Friday, September 28, 2012

NKE trips into bearishness

Nike Inc. (NKE) tripped over its 20-day low, triggering a bear signal under the Turtle Trading rules (read them here). It quickly recovered but stayed below its initial stop/loss level, remaining in bear phase with three hours to go before the U.S. markets close.

NKE's opening downside gap, 3%, and the ensuing intra-day rise, 2.6%, came after the company published earnings that hit the analyst consensus precisely, but also reported a 6% decline in China orders.

The present price decline began Sept. 12 at a high of $100.92, a peak that ended an uptrend beginning from a low of $85.10 on June 29. That uptrend began correction of a downtrend that began from $114.81 on May 3.

So, the pattern is a decline from may through June, a 50% upward correction of that decline into September, and then an ambiguous fall that may be 1) a continuation of the decline beginning in May, or 2) a correction of the uptrend from late June.

In case 1, NKE remains in a downtrend, and in case 2, it is continuing an uptrend. A break above $100.92 would suggested case 2, and a decline below $85.10 would nail it for case 1.

The Turtle rules, of course, are never ambiguous. It is a bear position now, and will remain one until there's a clear signal saying to close it.
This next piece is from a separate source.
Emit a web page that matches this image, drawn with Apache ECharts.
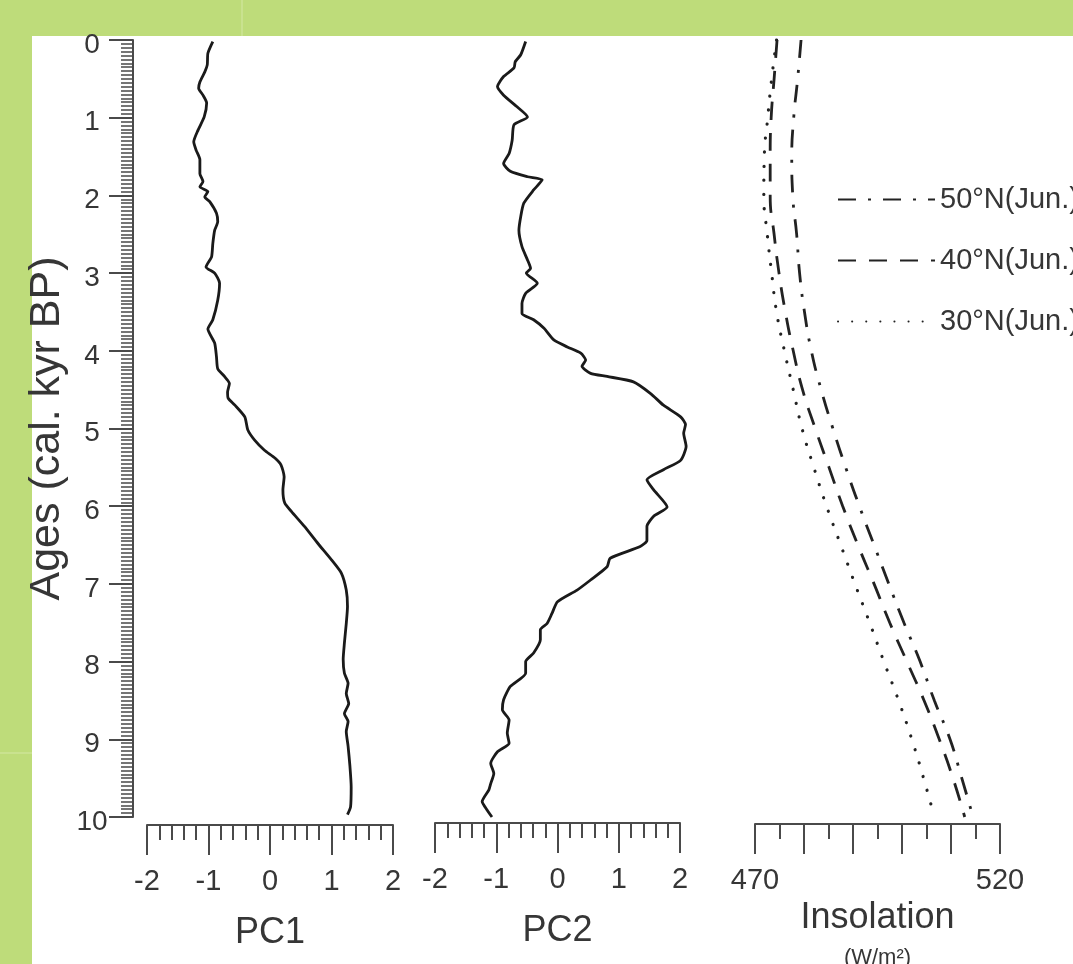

Nike is the world's leading supplier of athletic shoes and apparel, running the business from its headquarters in Beaverton, Oregon.

Nike has always struck me as being a lot like Apple, a glitzy, innovative company with lots of style. Analysts, however, are fairly underwhelmed, with a negative 13% enthusiasm index.

It's not that Nike is unprofitable. The company shows return on equity of 22% with very low levels of long-term debt, amounting to 2% of equity.

Annual earnings have been on the rise since the 2009 recession low.

The peak quarterly earnings period, it's fiscal 1st quarter, covering the summer, declined this year compared to the year-ago quarter. That, no doubt, contributes much to the analysts' angst.

Institutions, however, are less angsty. They own 83% of shares. The price is above par, although not stunningly so. It takes $1.81 in shares to control a dollar in sales.

Implied volatility stands at 23%, in the lower half of the six-month range, having fallen sharply in one day from Thursday's level of 33%, which was in the upper half of the range..

NKE trades 3.5 million shares a day, on average, and supports a wide range of optoin strike prices, with open interest running to the four- and five-digit levels near the money. The front-month at-the-money bid/ask spread for puts is a fairly low 3%.

Options are pricing in confidence that 68.2% of trades will fall between $89.30 and $101.94 over the next month, for a potential gain or loss of 7%.

Options are trading furiously, at nearly four times the five-day average volume. Calls have a slight edge at 392% of average volume, compared to 367% for puts.

The fair-price zone, with 2-1/2 hours until the markets close, runs from $92.72 to $95.05, encompassing 68.2% of transactions surrounding the most-traded price, $94.39. The current price is above the zone.

Nike next publishes earnings on Dec. 20. The stock goes ex-dividend in November for a quarterly payout yielding 1.51% annualized.

Decision for my account: I opened a bear position in NKE under the Turtle rules, structuring it as long puts expiring in January, with a $100 strike price. The position provides 7x leverage.

I would have also opened a bear position at the open based on traditional analysis. However, the upward retracement that ensued would probably caused me to pass on the trade.

Tim Bovee, Private Trader tracks the analysis and trades of a private trader for his own accounts. Nothing in this blog constitutes a recommendation to buy or sell stocks, options or any other financial instrument. The only purpose of this blog is to provide education and entertainment.
No trader is ever 100 percent successful in his or her trades. Trading in the stock and option markets is risky and uncertain. Each trader must make trading decision decisions for his or her own account, and take responsibility for the consequences.